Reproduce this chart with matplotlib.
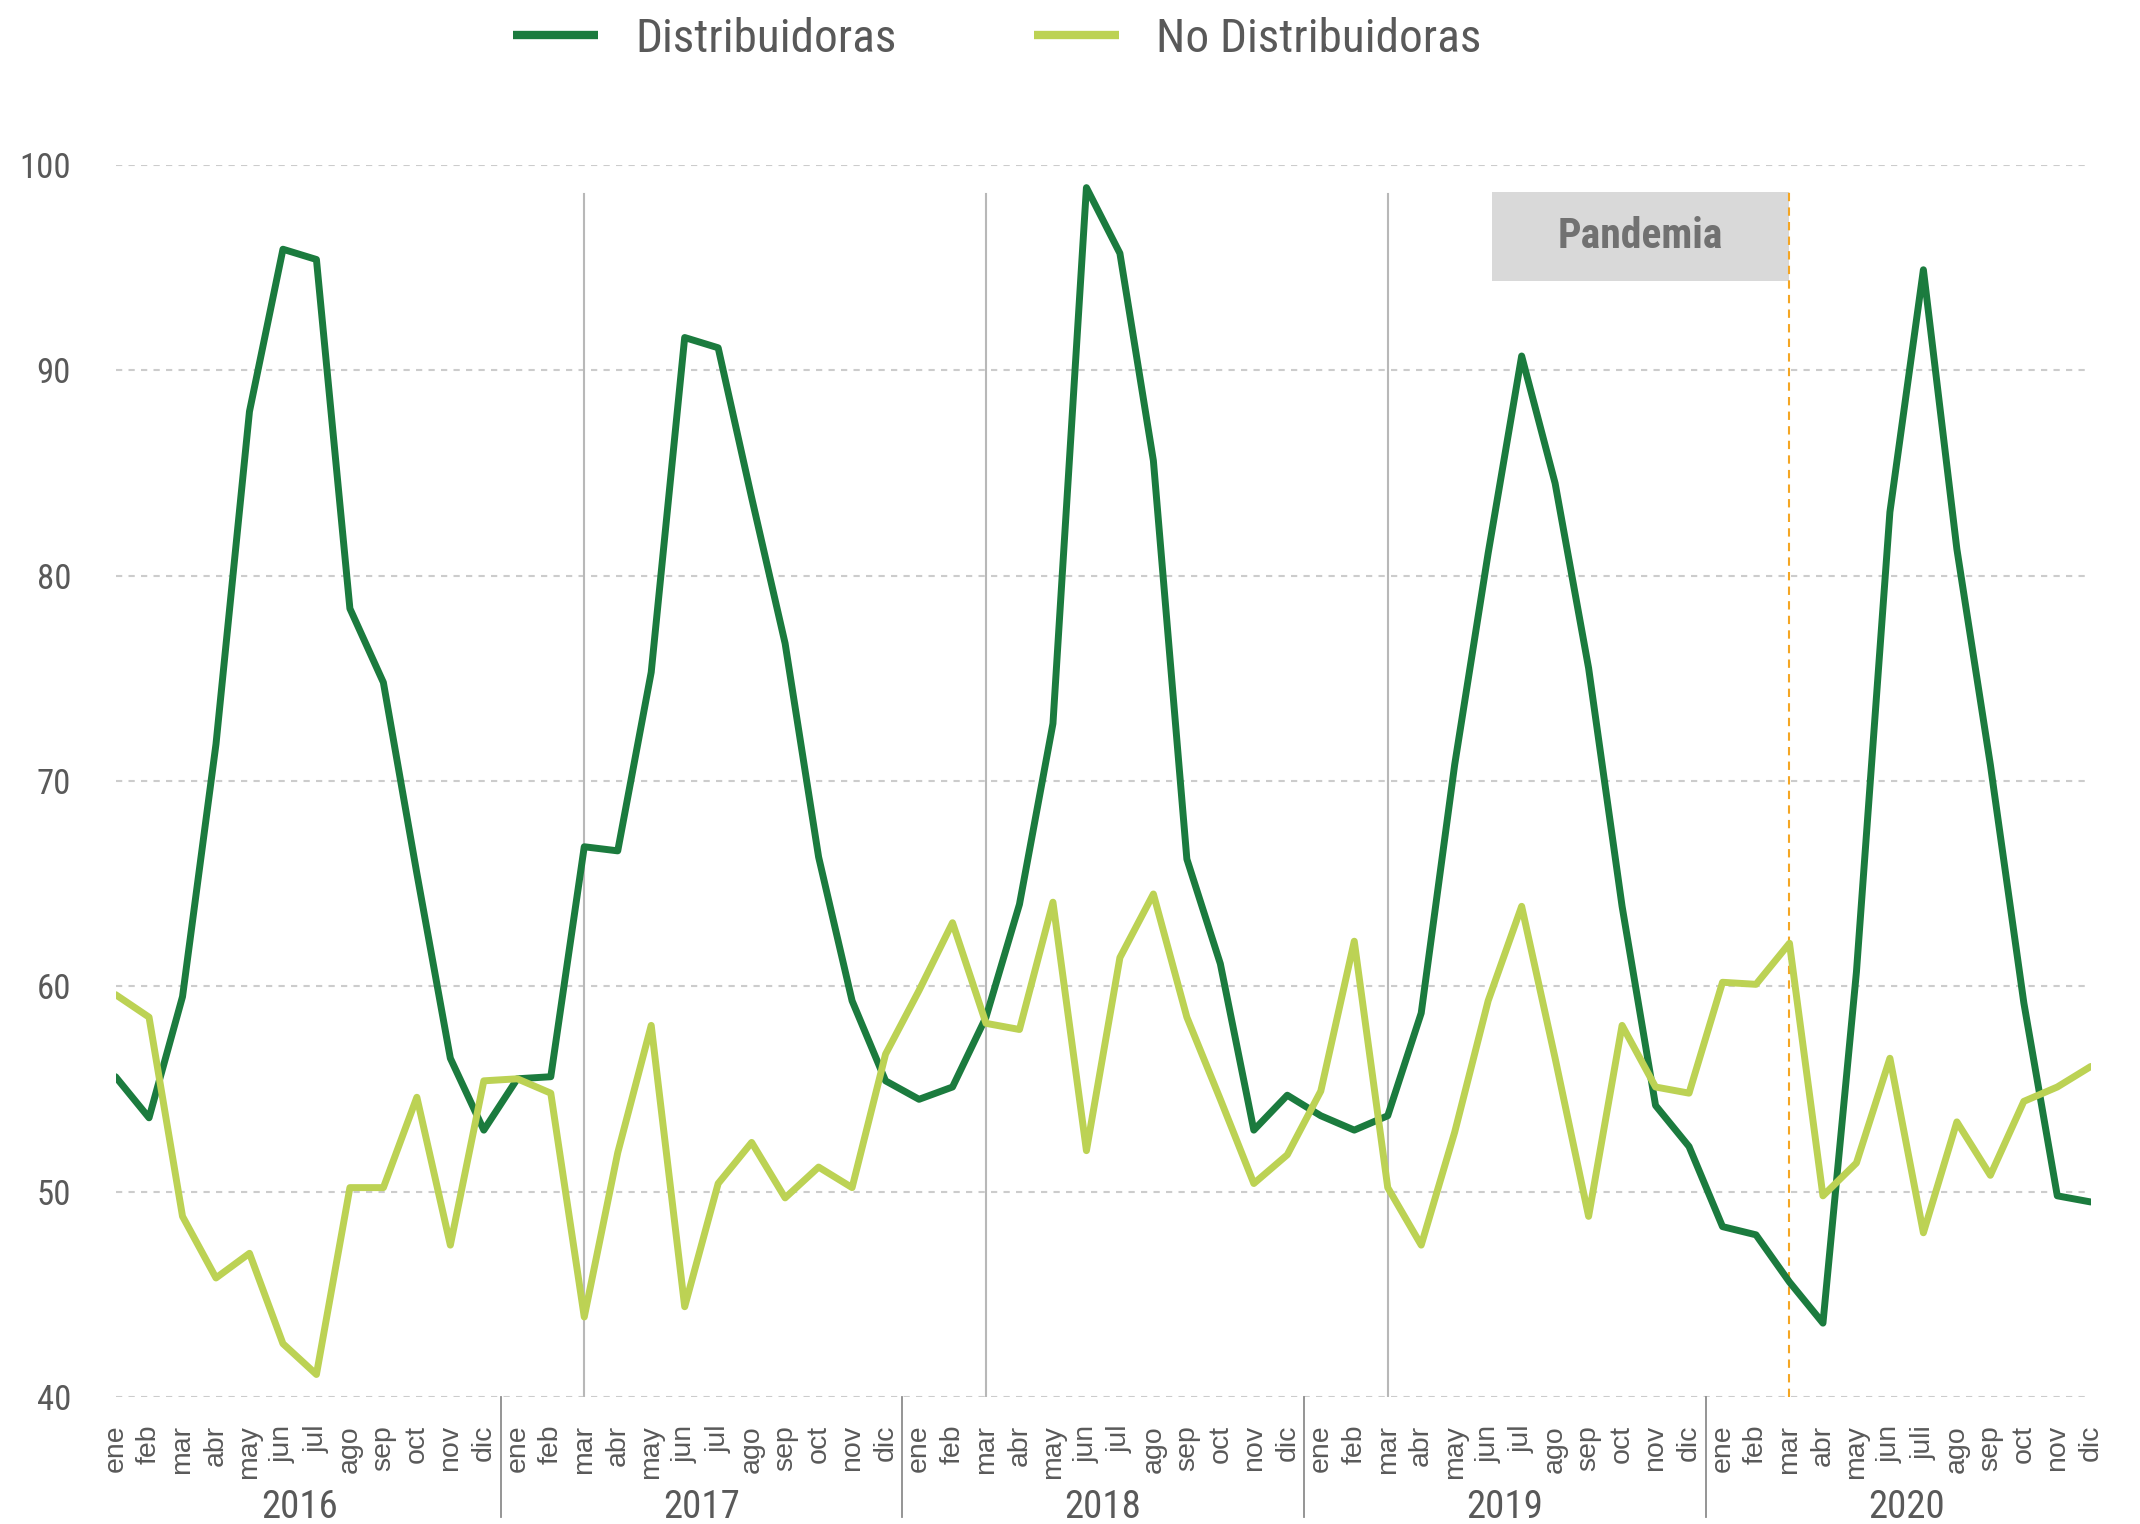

-------------------------

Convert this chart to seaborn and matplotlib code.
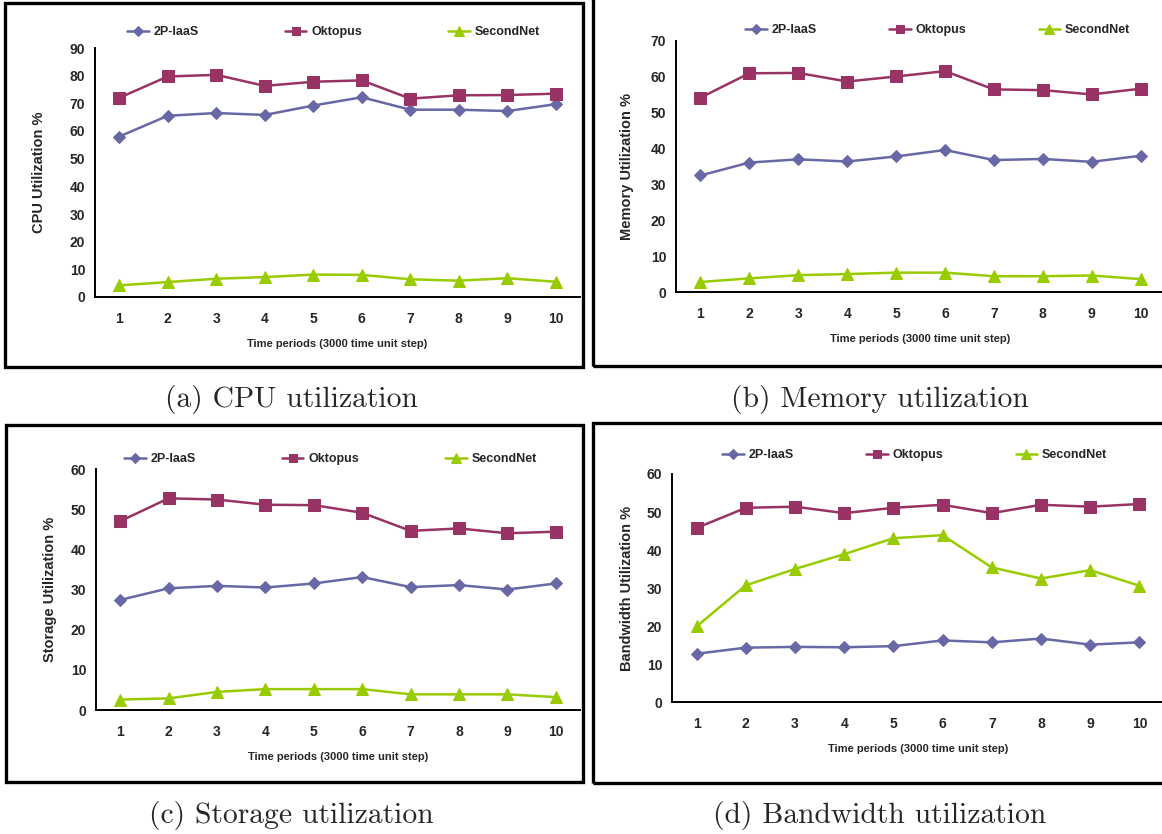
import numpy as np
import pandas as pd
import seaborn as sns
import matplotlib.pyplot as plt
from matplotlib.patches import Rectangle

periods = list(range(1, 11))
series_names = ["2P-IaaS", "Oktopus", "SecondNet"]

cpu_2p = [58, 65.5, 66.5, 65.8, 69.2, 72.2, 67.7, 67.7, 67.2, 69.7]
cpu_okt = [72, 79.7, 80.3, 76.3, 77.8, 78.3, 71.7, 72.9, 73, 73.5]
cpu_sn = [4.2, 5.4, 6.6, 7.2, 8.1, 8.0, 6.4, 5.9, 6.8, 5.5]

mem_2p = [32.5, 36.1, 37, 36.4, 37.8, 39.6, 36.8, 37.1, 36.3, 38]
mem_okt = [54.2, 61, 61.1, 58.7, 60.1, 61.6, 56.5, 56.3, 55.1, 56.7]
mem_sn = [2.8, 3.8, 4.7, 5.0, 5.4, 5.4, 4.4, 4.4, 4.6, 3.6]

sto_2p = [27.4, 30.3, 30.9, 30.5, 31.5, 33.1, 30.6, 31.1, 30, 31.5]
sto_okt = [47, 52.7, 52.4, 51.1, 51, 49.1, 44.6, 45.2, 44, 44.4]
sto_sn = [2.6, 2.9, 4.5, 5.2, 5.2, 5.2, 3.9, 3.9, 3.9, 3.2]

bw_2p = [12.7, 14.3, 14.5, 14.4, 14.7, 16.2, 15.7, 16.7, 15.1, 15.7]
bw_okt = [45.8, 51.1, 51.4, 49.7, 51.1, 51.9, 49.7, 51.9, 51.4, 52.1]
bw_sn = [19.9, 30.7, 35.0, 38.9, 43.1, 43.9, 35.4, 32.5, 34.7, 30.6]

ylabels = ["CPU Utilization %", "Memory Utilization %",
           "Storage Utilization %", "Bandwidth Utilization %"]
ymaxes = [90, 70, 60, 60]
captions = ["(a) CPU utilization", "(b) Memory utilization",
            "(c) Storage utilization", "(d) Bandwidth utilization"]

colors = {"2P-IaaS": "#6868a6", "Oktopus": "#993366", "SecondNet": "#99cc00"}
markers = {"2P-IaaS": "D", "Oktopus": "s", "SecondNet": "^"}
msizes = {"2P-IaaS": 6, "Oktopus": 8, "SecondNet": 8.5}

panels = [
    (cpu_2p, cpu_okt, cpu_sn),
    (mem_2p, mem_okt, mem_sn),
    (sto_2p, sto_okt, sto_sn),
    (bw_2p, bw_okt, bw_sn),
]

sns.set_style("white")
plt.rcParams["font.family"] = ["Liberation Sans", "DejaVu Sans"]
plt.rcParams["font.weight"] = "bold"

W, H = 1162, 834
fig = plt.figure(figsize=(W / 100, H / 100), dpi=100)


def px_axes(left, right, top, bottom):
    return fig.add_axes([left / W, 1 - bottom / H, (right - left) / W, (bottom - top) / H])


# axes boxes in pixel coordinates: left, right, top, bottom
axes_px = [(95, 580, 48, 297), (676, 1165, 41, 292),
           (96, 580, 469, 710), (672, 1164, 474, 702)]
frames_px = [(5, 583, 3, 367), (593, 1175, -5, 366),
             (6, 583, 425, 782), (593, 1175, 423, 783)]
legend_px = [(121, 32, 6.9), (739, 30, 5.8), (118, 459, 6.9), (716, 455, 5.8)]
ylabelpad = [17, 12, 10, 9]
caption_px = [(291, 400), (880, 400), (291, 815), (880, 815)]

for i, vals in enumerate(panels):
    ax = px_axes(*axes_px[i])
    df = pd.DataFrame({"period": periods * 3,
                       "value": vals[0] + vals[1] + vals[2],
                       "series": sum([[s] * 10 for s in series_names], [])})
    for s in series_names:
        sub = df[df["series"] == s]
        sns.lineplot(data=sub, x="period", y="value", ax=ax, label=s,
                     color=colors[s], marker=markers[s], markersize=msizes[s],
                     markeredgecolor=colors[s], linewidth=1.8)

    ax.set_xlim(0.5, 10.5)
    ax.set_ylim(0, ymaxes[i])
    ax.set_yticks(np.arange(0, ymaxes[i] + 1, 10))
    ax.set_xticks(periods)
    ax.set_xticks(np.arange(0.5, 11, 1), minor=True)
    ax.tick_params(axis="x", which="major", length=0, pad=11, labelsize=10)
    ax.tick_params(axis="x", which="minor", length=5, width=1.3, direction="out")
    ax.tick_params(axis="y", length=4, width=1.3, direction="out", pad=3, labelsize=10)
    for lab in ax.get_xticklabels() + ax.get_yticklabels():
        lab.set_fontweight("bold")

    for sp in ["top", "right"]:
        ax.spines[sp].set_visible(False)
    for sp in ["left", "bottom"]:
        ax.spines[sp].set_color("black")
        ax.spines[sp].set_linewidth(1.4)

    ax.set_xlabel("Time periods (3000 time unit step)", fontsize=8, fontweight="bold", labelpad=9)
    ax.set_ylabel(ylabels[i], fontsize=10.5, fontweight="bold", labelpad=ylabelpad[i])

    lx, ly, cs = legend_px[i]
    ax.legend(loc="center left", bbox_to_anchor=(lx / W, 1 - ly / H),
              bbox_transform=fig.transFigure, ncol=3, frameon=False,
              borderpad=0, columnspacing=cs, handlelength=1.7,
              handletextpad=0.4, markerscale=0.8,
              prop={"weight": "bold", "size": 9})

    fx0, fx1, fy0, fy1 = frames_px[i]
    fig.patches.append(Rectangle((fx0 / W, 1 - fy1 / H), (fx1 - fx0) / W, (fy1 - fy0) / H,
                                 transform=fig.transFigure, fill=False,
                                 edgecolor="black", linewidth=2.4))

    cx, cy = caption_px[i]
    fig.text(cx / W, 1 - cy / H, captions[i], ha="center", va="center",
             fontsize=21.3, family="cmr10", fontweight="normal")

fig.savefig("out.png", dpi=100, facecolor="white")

-------------------------

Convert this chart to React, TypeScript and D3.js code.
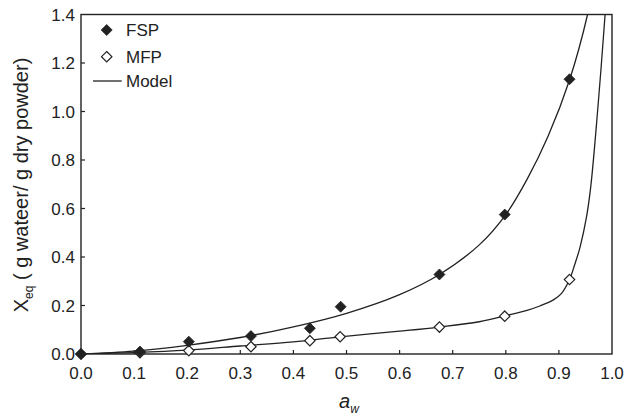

-------------------------

__What you need to do__. Of the lines above, quote exactly those from the one with "Convert this chart to seaborn" through the one with "5.9, 6.8, 5.5]", ends included; pictures stay out.

__Result of the task__.
Convert this chart to seaborn and matplotlib code.
import numpy as np
import pandas as pd
import seaborn as sns
import matplotlib.pyplot as plt
from matplotlib.patches import Rectangle

periods = list(range(1, 11))
series_names = ["2P-IaaS", "Oktopus", "SecondNet"]

cpu_2p = [58, 65.5, 66.5, 65.8, 69.2, 72.2, 67.7, 67.7, 67.2, 69.7]
cpu_okt = [72, 79.7, 80.3, 76.3, 77.8, 78.3, 71.7, 72.9, 73, 73.5]
cpu_sn = [4.2, 5.4, 6.6, 7.2, 8.1, 8.0, 6.4, 5.9, 6.8, 5.5]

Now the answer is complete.